Os outros dois indiciados, por se favorecerem do esquema para obstruir investigações relacionadas à organização criminosa, poderão ser condenados a uma pena de até 10 anos de prisão e multa.

O delegado Rodrigo Morais, responsável pelas investigações. — Foto: Divulgação
O delegado Rodrigo Morais, responsável pelas investigações. — Foto: Divulgação

A operação Escobar

A Polícia Federal deflagrou a operação Escobar, em Belo Horizonte, no dia 5 de junho de 2019. Na ocasião, a PF prendeu dois advogados e dois servidores da própria corporação suspeitos de retirar documentos sigilosos do sistema da própria PF e vazar informações sobre as operações. Eles estavam sendo investigados pelos crimes de corrupção ativa, corrupção passiva, organização criminosa, obstrução de Justiça e violação de sigilo funcional.

Na operação, foram presos o advogado Carlos Alberto Arges Júnior, o advogado e conselheiro nato do Cruzeiro Ildeu da Cunha Pereira, o servidor da PF e conselheiro efetivo do Cruzeiro Marcio Antonio Camillozzi Marra e o servidor da PF Paulo de Oliveira Bessa. Andrea Neves foi intimada a depor como testemunha, mas passou para a condição de investigada dias depois.

A operação Escobar foi um desdobramento da Capitu, quando Ildeu da Cunha Pereira e outras 15 pessoas foram presas em investigação em suposto esquema de corrupção no Ministério da Agricultura durante o governo da presidente Dilma Rousseff (PT).

Na época, o então vice-governador de Minas Gerais, Antonio Andrade (MDB), e o empresário Joesley Batista, dono da JBS, estavam entre os detidos.

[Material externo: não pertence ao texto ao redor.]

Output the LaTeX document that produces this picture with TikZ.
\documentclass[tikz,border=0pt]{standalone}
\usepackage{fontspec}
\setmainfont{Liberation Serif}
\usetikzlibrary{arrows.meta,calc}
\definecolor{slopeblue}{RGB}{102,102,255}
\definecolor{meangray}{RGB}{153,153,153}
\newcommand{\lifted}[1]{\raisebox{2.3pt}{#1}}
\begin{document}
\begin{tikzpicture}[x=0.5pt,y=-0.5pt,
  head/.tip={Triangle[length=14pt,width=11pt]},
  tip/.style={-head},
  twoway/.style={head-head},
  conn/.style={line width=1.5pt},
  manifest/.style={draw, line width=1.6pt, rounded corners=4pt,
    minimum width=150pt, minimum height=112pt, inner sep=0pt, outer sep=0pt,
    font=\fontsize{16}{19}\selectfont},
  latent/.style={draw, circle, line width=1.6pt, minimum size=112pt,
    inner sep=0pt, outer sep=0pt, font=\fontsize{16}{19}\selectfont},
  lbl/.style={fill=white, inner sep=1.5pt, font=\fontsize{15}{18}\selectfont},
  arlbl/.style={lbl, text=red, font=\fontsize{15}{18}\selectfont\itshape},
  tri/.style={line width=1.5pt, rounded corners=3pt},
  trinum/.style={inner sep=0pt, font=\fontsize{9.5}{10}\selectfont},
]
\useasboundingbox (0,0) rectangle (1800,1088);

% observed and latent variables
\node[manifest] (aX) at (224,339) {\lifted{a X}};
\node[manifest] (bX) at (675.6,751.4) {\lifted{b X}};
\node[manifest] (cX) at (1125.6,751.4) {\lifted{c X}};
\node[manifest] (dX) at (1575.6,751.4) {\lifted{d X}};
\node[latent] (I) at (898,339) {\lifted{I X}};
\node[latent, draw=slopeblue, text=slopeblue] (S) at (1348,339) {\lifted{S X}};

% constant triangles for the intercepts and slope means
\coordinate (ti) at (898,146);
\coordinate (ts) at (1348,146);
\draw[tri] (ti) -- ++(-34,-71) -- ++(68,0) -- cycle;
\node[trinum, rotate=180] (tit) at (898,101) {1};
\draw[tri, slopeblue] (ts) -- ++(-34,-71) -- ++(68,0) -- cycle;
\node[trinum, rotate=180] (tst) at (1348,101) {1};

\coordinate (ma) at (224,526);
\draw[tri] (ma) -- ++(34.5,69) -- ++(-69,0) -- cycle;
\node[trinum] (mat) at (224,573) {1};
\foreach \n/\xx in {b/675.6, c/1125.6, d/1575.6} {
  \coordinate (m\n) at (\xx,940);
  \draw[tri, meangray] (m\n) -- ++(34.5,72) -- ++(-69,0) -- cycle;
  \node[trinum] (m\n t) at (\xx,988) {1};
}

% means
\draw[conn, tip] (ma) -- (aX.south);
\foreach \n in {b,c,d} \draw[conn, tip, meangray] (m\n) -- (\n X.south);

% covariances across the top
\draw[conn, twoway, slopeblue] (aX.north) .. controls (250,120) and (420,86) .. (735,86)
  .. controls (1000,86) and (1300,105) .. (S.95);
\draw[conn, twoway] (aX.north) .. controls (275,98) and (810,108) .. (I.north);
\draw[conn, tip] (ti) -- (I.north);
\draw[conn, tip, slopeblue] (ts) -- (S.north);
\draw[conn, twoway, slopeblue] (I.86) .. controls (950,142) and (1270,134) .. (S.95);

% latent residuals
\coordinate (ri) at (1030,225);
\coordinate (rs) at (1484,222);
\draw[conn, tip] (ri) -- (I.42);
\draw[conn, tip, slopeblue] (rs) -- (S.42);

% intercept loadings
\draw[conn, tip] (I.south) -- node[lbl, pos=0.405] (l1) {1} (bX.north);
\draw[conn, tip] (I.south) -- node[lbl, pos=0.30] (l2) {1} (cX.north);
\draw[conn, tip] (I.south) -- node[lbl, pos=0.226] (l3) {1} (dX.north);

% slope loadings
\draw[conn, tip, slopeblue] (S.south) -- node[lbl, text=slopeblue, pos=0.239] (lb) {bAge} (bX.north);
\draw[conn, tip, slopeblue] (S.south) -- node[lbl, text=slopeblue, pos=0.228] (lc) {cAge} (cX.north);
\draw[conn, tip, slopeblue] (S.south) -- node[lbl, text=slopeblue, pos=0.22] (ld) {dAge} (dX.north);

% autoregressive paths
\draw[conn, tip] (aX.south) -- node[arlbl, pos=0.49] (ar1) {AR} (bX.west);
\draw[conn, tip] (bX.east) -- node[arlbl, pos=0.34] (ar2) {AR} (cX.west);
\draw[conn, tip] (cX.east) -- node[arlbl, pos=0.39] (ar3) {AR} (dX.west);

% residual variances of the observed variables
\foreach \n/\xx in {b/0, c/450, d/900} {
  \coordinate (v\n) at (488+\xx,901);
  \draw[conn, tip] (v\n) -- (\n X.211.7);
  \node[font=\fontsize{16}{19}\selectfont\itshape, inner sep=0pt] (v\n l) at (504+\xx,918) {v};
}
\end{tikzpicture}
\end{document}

De acordo com a Polícia Federal, as investigações começaram depois que documentos da Operação Capitu foram encontrados na casa de Andrea Neves, irmã do deputado federal Aécio Neves (PSDB), em dezembro de 2018.

Após os documentos terem sido encontrados na casa dela, a PF constatou vazamento de informações sobre outras operações. Os advogados teriam acesso privilegiado às informações e as usavam para oferecer aos clientes facilidades ilegais. Segundo nota da Polícia Federal, “tal atitude não só prejudicou diversas investigações como coloca em risco a segurança dos policiais envolvidos nos trabalhos”.